Shel Silverstein

Early Bird - Analysis

A proverb that flips itself

This little poem makes a clean, mischievous claim: the same piece of advice cannot be good for everyone at once. It starts by sounding like a familiar motivational slogan—be an early bird—and then quietly reveals the cost of that slogan when you imagine the world from the other side of it.

Silverstein’s first lines treat the reader like someone who wants to succeed: get up early, catch the worm, and earn your breakfast plate. The language is brisk and practical, as if the world rewards those who show up first.

The breakfast plate has a victim on it

But the poem’s plainness is also its bite. A worm isn’t an abstract prize; it’s a living thing. Putting it on a breakfast plate turns achievement into appetite, and ambition into predation. The poem doesn’t condemn the bird for being a bird—this is nature—but it does force us to notice what a cheery proverb leaves out: someone else’s loss is built into someone’s gain.

That creates the poem’s central tension: the opening advice sounds universal and wholesome, yet its success depends on a hidden perspective—the worm’s—being ignored.

The turn: from pep talk to survival tip

The hinge comes with the dash in be an early early bird—. It’s like the poem leans harder into hustle culture for one extra beat, repeating early as if doubling down will solve everything. Then the last line snaps the frame open: But if you’re a worm, sleep late.

The tone shifts from motivational to slyly ethical. It’s still funny, but it’s a darker kind of funny—because it admits that the world is not a single game with one rulebook. What reads as discipline for the bird reads as danger for the worm.
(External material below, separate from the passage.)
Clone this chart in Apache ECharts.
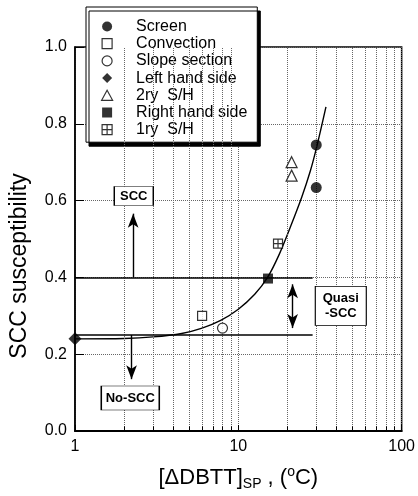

Who gets to be the early bird?

The poem’s joke also smuggles in a harder thought: most advice quietly assumes you’re the bird. It flatters the reader into the role of the winner, the eater, the one with the breakfast plate. The last line refuses that comfort by asking you to imagine you might be the one being caught.

In four lines, Silverstein turns a cliché into a tiny lesson in perspective: before you repeat a rule like be an early bird, you might want to ask what kind of creature you’re speaking to—and what the rule costs them.